Stop asking questions and WRITE!  If you are new and haven’t finished a story, JUST WRITE!  Finish!  And when you do, shelve that story and write another.  When you finish the second, pull the first off the shelf and compare them.  Did you get better?  Is the first story salvageable or should it be hidden in a drawer?  Does it need a different POV or style?  Is it YOUR style?  Is it worth the effort to revise it until it’s publishable?  Are you happy with it?  Can you do better?

No matter what you decide, start the next story, and write more, and repeat…

Asking other writers their opinions isn’t doing the work.  It’s just collecting opinions, and writers have opinions like they have obsessions; in numbers that frighten mental health care professionals.

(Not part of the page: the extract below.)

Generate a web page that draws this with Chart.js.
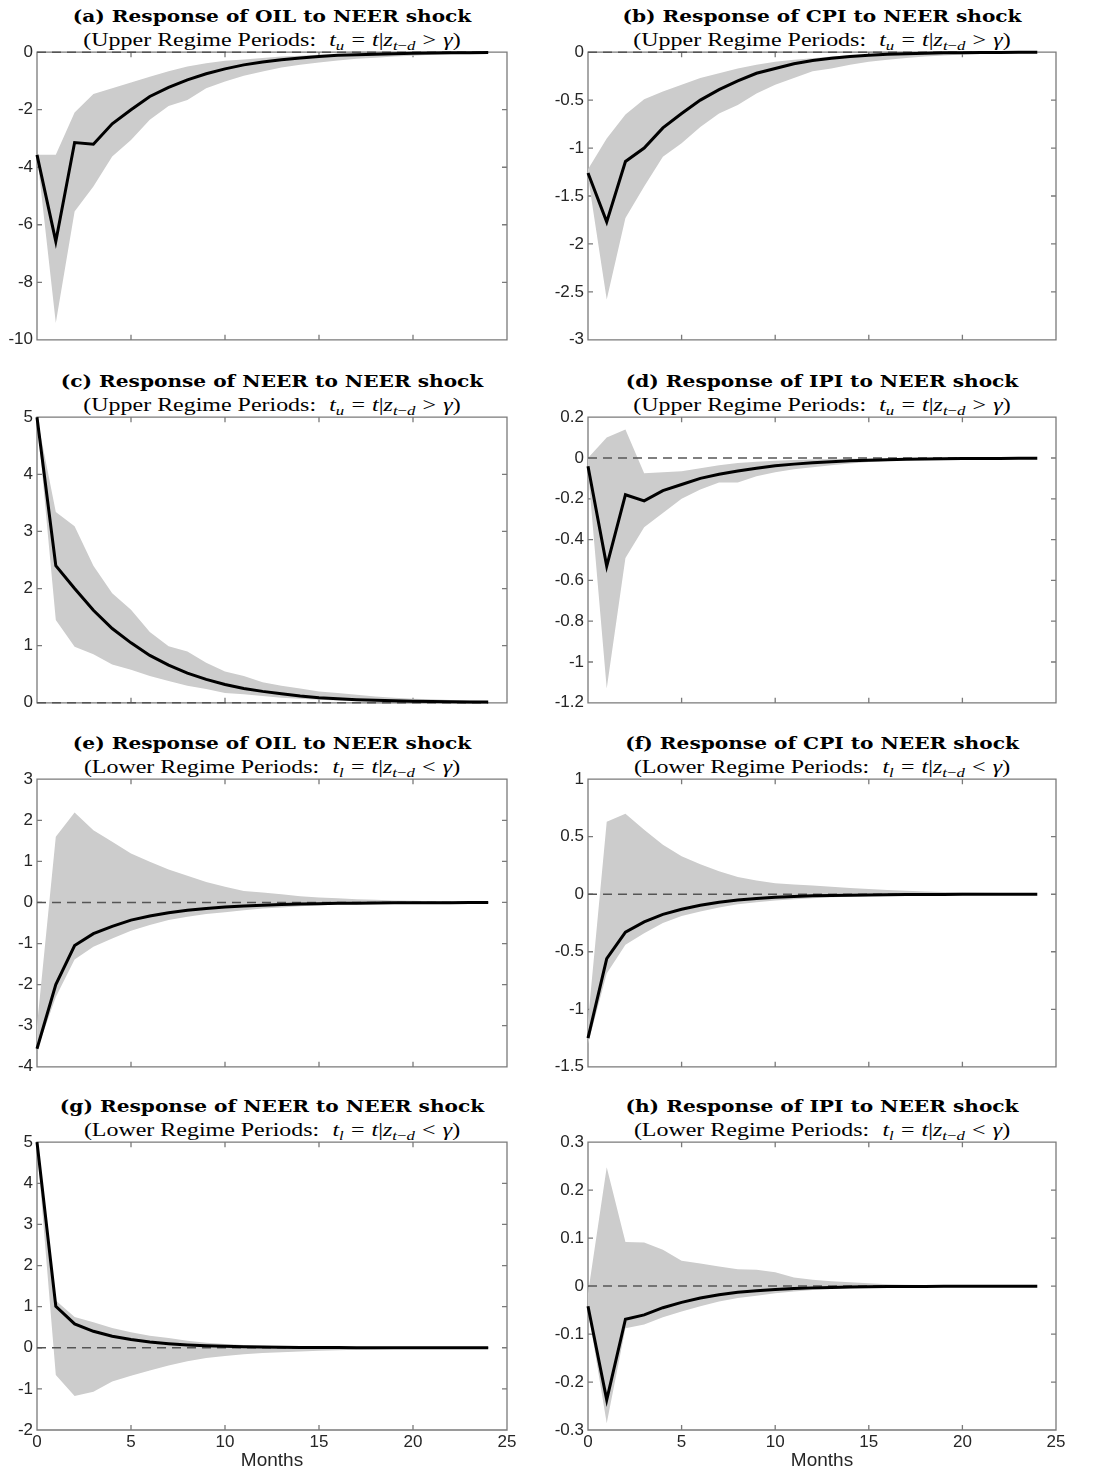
<!DOCTYPE html>
<html>
<head>
<meta charset="utf-8">
<title>Impulse responses to a NEER shock</title>
<script src="https://cdn.jsdelivr.net/npm/chart.js@4.4.1/dist/chart.umd.min.js"></script>
<style>
  body { margin: 0; background: #fff; }
  #fig { position: relative; width: 1102px; height: 1472px; overflow: hidden; }
  #fig canvas { position: absolute; }
  .ttl, .sub {
    position: absolute;
    white-space: nowrap;
    line-height: 1;
    color: #000;
  }
  .ttl {
    font-family: "DejaVu Serif", serif; font-weight: bold; font-size: 16.5px;
    transform: translate(-50%, -50%) scaleX(1.22);
  }
  .sub {
    font-family: "Liberation Serif", serif; font-size: 19px;
    transform: translate(-50%, -50%) scaleX(1.26);
  }
  .sub i { font-style: italic; }
  .sub sub { font-size: 70%; vertical-align: -4px; line-height: 0; }
  .sub .rel { margin: 0 0.3em; }
  .sub .gap { margin-left: 0.3em; }
</style>
</head>
<body>
<div id="fig"></div>
<script>
// Horizon (months after the shock)
const months = [0, 1, 2, 3, 4, 5, 6, 7, 8, 9, 10, 11, 12, 13, 14, 15, 16, 17, 18, 19, 20, 21, 22, 23, 24];
const xTicks = [0, 5, 10, 15, 20, 25];

// Upper regime: point response, upper and lower band
const upperOil   = [-3.57, -6.58, -3.14, -3.2, -2.49, -2.0, -1.54, -1.22, -0.96, -0.75, -0.58, -0.44, -0.34, -0.26, -0.2, -0.15, -0.11, -0.09, -0.07, -0.05, -0.04, -0.03, -0.02, -0.015, -0.01];
const upperOilHi = [-3.57, -3.57, -2.1, -1.45, -1.25, -1.05, -0.85, -0.66, -0.5, -0.38, -0.3, -0.25, -0.2, -0.15, -0.12, -0.09, -0.07, -0.05, -0.04, -0.03, -0.02, -0.015, -0.01, -0.008, -0.005];
const upperOilLo = [-3.57, -9.42, -5.54, -4.67, -3.63, -3.05, -2.35, -1.87, -1.66, -1.25, -1.02, -0.82, -0.67, -0.53, -0.44, -0.36, -0.29, -0.23, -0.19, -0.15, -0.12, -0.09, -0.07, -0.05, -0.04];

const upperCpi   = [-1.26, -1.77, -1.14, -1.0, -0.79, -0.64, -0.5, -0.39, -0.3, -0.22, -0.17, -0.12, -0.087, -0.063, -0.045, -0.031, -0.021, -0.015, -0.01, -0.007, -0.005, -0.003, -0.002, -0.001, -0.001];
const upperCpiHi = [-1.22, -0.9, -0.65, -0.49, -0.41, -0.34, -0.27, -0.22, -0.17, -0.13, -0.1, -0.08, -0.063, -0.045, -0.035, -0.025, -0.018, -0.012, -0.009, -0.006, -0.004, -0.003, -0.002, -0.001, -0.001];
const upperCpiLo = [-1.3, -2.58, -1.73, -1.4, -1.09, -0.95, -0.78, -0.64, -0.55, -0.43, -0.34, -0.27, -0.2, -0.17, -0.13, -0.1, -0.08, -0.06, -0.045, -0.035, -0.025, -0.02, -0.015, -0.01, -0.008];

const upperNeer   = [5.0, 2.4, 2.0, 1.62, 1.3, 1.05, 0.83, 0.66, 0.52, 0.41, 0.32, 0.25, 0.2, 0.16, 0.12, 0.09, 0.07, 0.055, 0.045, 0.035, 0.028, 0.022, 0.018, 0.015, 0.012];
const upperNeerHi = [5.0, 3.34, 3.09, 2.4, 1.92, 1.63, 1.24, 0.99, 0.9, 0.7, 0.55, 0.47, 0.36, 0.3, 0.25, 0.2, 0.17, 0.14, 0.11, 0.09, 0.07, 0.06, 0.05, 0.04, 0.03];
const upperNeerLo = [5.0, 1.45, 0.98, 0.85, 0.67, 0.58, 0.47, 0.38, 0.3, 0.24, 0.17, 0.15, 0.12, 0.09, 0.07, 0.055, 0.04, 0.03, 0.025, 0.02, 0.015, 0.012, 0.01, 0.008, 0.006];

const upperIpi   = [-0.04, -0.53, -0.18, -0.21, -0.16, -0.13, -0.1, -0.08, -0.064, -0.05, -0.038, -0.03, -0.023, -0.018, -0.014, -0.011, -0.008, -0.006, -0.005, -0.004, -0.003, -0.002, -0.002, -0.001, -0.001];
const upperIpiHi = [0.0, 0.1, 0.14, -0.075, -0.07, -0.065, -0.05, -0.035, -0.025, -0.018, -0.013, -0.01, -0.007, -0.005, -0.004, -0.003, -0.002, -0.002, -0.001, -0.001, -0.001, 0, 0, 0, 0];
const upperIpiLo = [-0.06, -1.13, -0.49, -0.34, -0.27, -0.2, -0.155, -0.12, -0.12, -0.09, -0.07, -0.055, -0.045, -0.035, -0.027, -0.02, -0.015, -0.011, -0.008, -0.006, -0.005, -0.004, -0.003, -0.002, -0.002];

// Lower regime
const lowerOil   = [-3.56, -2.0, -1.05, -0.76, -0.58, -0.43, -0.33, -0.25, -0.19, -0.145, -0.11, -0.085, -0.065, -0.05, -0.038, -0.029, -0.022, -0.017, -0.013, -0.01, -0.008, -0.006, -0.005, -0.004, -0.003];
const lowerOilHi = [-3.0, 1.6, 2.19, 1.76, 1.48, 1.19, 0.99, 0.8, 0.65, 0.5, 0.38, 0.28, 0.24, 0.2, 0.15, 0.12, 0.1, 0.08, 0.065, 0.05, 0.04, 0.032, 0.026, 0.02, 0.016];
const lowerOilLo = [-3.6, -2.3, -1.39, -1.08, -0.88, -0.69, -0.55, -0.43, -0.35, -0.28, -0.24, -0.19, -0.15, -0.12, -0.09, -0.07, -0.055, -0.043, -0.034, -0.027, -0.021, -0.017, -0.013, -0.01, -0.008];

const lowerCpi   = [-1.25, -0.56, -0.33, -0.24, -0.175, -0.13, -0.095, -0.07, -0.05, -0.036, -0.026, -0.019, -0.014, -0.01, -0.008, -0.006, -0.004, -0.003, -0.002, -0.002, -0.001, -0.001, -0.001, 0, 0];
const lowerCpiHi = [-1.1, 0.63, 0.7, 0.56, 0.43, 0.33, 0.26, 0.2, 0.15, 0.12, 0.095, 0.085, 0.075, 0.065, 0.055, 0.045, 0.037, 0.03, 0.024, 0.019, 0.015, 0.012, 0.01, 0.008, 0.006];
const lowerCpiLo = [-1.3, -0.69, -0.44, -0.34, -0.25, -0.19, -0.15, -0.115, -0.087, -0.07, -0.055, -0.043, -0.034, -0.027, -0.021, -0.016, -0.012, -0.009, -0.007, -0.005, -0.004, -0.003, -0.002, -0.002, -0.001];

const lowerNeer   = [5.0, 1.01, 0.58, 0.4, 0.28, 0.2, 0.14, 0.1, 0.07, 0.05, 0.035, 0.025, 0.018, 0.013, 0.009, 0.006, 0.004, 0.003, 0.002, 0.0015, 0.001, 0.001, 0.0005, 0.0005, 0.0003];
const lowerNeerHi = [5.0, 1.15, 0.75, 0.62, 0.48, 0.38, 0.29, 0.24, 0.17, 0.12, 0.09, 0.07, 0.05, 0.04, 0.03, 0.022, 0.017, 0.013, 0.01, 0.008, 0.006, 0.005, 0.004, 0.003, 0.002];
const lowerNeerLo = [4.9, -0.66, -1.17, -1.07, -0.82, -0.68, -0.55, -0.43, -0.33, -0.25, -0.2, -0.16, -0.13, -0.11, -0.09, -0.075, -0.06, -0.05, -0.04, -0.032, -0.025, -0.02, -0.016, -0.013, -0.01];

const lowerIpi   = [-0.042, -0.237, -0.069, -0.06, -0.045, -0.034, -0.025, -0.018, -0.013, -0.0097, -0.007, -0.005, -0.0037, -0.0027, -0.002, -0.0015, -0.001, -0.0008, -0.0006, -0.0004, -0.0003, -0.0002, -0.0002, -0.0001, -0.0001];
const lowerIpiHi = [-0.015, 0.248, 0.092, 0.091, 0.076, 0.053, 0.047, 0.041, 0.035, 0.034, 0.029, 0.018, 0.013, 0.01, 0.008, 0.006, 0.004, 0.003, 0.0025, 0.002, 0.0015, 0.001, 0.001, 0.0008, 0.0006];
const lowerIpiLo = [-0.05, -0.286, -0.088, -0.08, -0.065, -0.053, -0.042, -0.032, -0.025, -0.02, -0.015, -0.011, -0.008, -0.006, -0.0045, -0.0034, -0.0025, -0.0019, -0.0014, -0.001, -0.0008, -0.0006, -0.0004, -0.0003, -0.0002];

// Y axis limits and tick steps, panels (a)..(h)
const yMin  = [-10, -3, 0, -1.2, -4, -1.5, -2, -0.3];
const yMax  = [0, 0, 5, 0.2, 3, 1, 5, 0.3];
const yStep = [2, 0.5, 1, 0.2, 1, 0.5, 1, 0.1];

const panelLetters = ['a', 'b', 'c', 'd', 'e', 'f', 'g', 'h'];
const responseVars = ['OIL', 'CPI', 'NEER', 'IPI', 'OIL', 'CPI', 'NEER', 'IPI'];

const series = [
  [upperOil, upperOilHi, upperOilLo],
  [upperCpi, upperCpiHi, upperCpiLo],
  [upperNeer, upperNeerHi, upperNeerLo],
  [upperIpi, upperIpiHi, upperIpiLo],
  [lowerOil, lowerOilHi, lowerOilLo],
  [lowerCpi, lowerCpiHi, lowerCpiLo],
  [lowerNeer, lowerNeerHi, lowerNeerLo],
  [lowerIpi, lowerIpiHi, lowerIpiLo]
];

// Grid geometry (pixels)
const cols = [
  { left: 0, width: 550, axisW: 37, padRight: 43, center: 272 },
  { left: 550, width: 552, axisW: 38, padRight: 46, center: 822 }
];
const plotTop = [52, 417, 779, 1142];
const plotBottom = [340, 703, 1067, 1430];
const TOP_PAD = 14;

const TICK_FONT = { family: '"Liberation Sans", Arial, Helvetica, sans-serif', size: 17 };
const TICK_COLOR = '#262626';

// MATLAB style box with inward tick marks on all four sides
const boxPlugin = {
  id: 'box',
  beforeDatasetsDraw(chart) {
    const { ctx, chartArea: a, scales: { x, y } } = chart;
    const len = 5;
    ctx.save();
    ctx.strokeStyle = '#7a7a7a';
    ctx.lineWidth = 1.3;
    ctx.beginPath();
    ctx.rect(a.left, a.top, a.right - a.left, a.bottom - a.top);
    x.ticks.forEach(t => {
      const px = x.getPixelForValue(t.value);
      ctx.moveTo(px, a.bottom); ctx.lineTo(px, a.bottom - len);
      ctx.moveTo(px, a.top); ctx.lineTo(px, a.top + len);
    });
    y.ticks.forEach(t => {
      const py = y.getPixelForValue(t.value);
      ctx.moveTo(a.left, py); ctx.lineTo(a.left + len, py);
      ctx.moveTo(a.right, py); ctx.lineTo(a.right - len, py);
    });
    ctx.stroke();
    ctx.restore();
  }
};

function points(values) {
  return values.map((v, i) => ({ x: months[i], y: v }));
}

function fmt(v) {
  const r = Math.round(v * 100) / 100;
  return String(r === 0 ? 0 : r);
}

const fig = document.getElementById('fig');

series.forEach((s, k) => {
  const row = Math.floor(k / 2);
  const col = cols[k % 2];
  const isBottom = row === 3;
  const xAxisH = isBottom ? 42 : 14;
  const top = plotTop[row] - TOP_PAD;
  const height = plotBottom[row] - plotTop[row] + TOP_PAD + xAxisH;

  // titles
  const regime = row < 2 ? 'Upper' : 'Lower';
  const t = document.createElement('div');
  t.className = 'ttl';
  t.style.left = col.center + 'px';
  t.style.top = (plotTop[row] - 35) + 'px';
  t.textContent = '(' + panelLetters[k] + ') Response of ' + responseVars[k] + ' to NEER shock';
  fig.appendChild(t);

  const st = document.createElement('div');
  st.className = 'sub';
  st.style.left = col.center + 'px';
  st.style.top = (plotTop[row] - 13) + 'px';
  const sub = row < 2 ? 'u' : 'l';
  const rel = row < 2 ? '&gt;' : '&lt;';
  st.innerHTML = '(' + regime + ' Regime Periods:<span class="gap"></span> <i>t</i><sub><i>' + sub + '</i></sub>' +
    '<span class="rel">=</span><i>t</i>|<i>z</i><sub><i>t</i>\u2212<i>d</i></sub>' +
    '<span class="rel">' + rel + '</span><i>\u03b3</i>)';
  fig.appendChild(st);

  const canvas = document.createElement('canvas');
  canvas.width = col.width;
  canvas.height = height;
  canvas.style.left = col.left + 'px';
  canvas.style.top = top + 'px';
  fig.appendChild(canvas);

  new Chart(canvas, {
    type: 'line',
    data: {
      datasets: [
        {
          data: points(s[0]),
          borderColor: '#000',
          borderWidth: 3,
          pointRadius: 0,
          tension: 0,
          fill: false,
          clip: false
        },
        {
          data: points(months.map(() => 0)),
          borderColor: '#555',
          borderWidth: 1.5,
          borderDash: [9, 6],
          pointRadius: 0,
          fill: false,
          clip: false
        },
        {
          data: points(s[1]),
          borderWidth: 0,
          borderColor: 'rgba(0,0,0,0)',
          backgroundColor: '#cccccc',
          pointRadius: 0,
          tension: 0,
          fill: '+1'
        },
        {
          data: points(s[2]),
          borderWidth: 0,
          borderColor: 'rgba(0,0,0,0)',
          pointRadius: 0,
          tension: 0,
          fill: false
        }
      ]
    },
    options: {
      responsive: false,
      animation: false,
      events: [],
      layout: { padding: { top: TOP_PAD, left: 0, right: col.padRight, bottom: 0 } },
      plugins: { legend: { display: false }, tooltip: { enabled: false }, title: { display: false } },
      scales: {
        x: {
          type: 'linear',
          min: 0,
          max: 25,
          afterBuildTicks: (scale) => { scale.ticks = xTicks.map(v => ({ value: v })); },
          afterFit: (scale) => { scale.height = xAxisH; },
          grid: { display: false, drawTicks: false },
          border: { display: false },
          ticks: {
            display: isBottom,
            padding: 2,
            maxRotation: 0,
            autoSkip: false,
            font: TICK_FONT,
            color: TICK_COLOR
          },
          title: {
            display: isBottom,
            text: 'Months',
            font: { family: TICK_FONT.family, size: 19 },
            color: TICK_COLOR,
            padding: 0
          }
        },
        y: {
          min: yMin[k],
          max: yMax[k],
          afterFit: (scale) => { scale.width = col.axisW; },
          grid: { display: false, drawTicks: false },
          border: { display: false },
          ticks: {
            stepSize: yStep[k],
            padding: 4,
            font: TICK_FONT,
            color: TICK_COLOR,
            callback: (v) => fmt(v)
          }
        }
      }
    },
    plugins: [boxPlugin]
  });
});
</script>
</body>
</html>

Do the work.  Discover yourself.  Your style.  Your faults.  Your strengths.  Your voice.  Words are tools; learn to use them.  Do the work.

Even people whose jobs require the use of words; journalists, scientific or technical paper writers, editors, etc… complain about how hard fiction writing is.

It’s not easy, Cupcake.  It is a painful, tedious slog, but you do it IF you are a writer, because you are a self-absorbed, narcissistic, masochistic, sociopath with delusions of fame.  Nobody will write it for you (unless you pay them).  Get to work, dammit!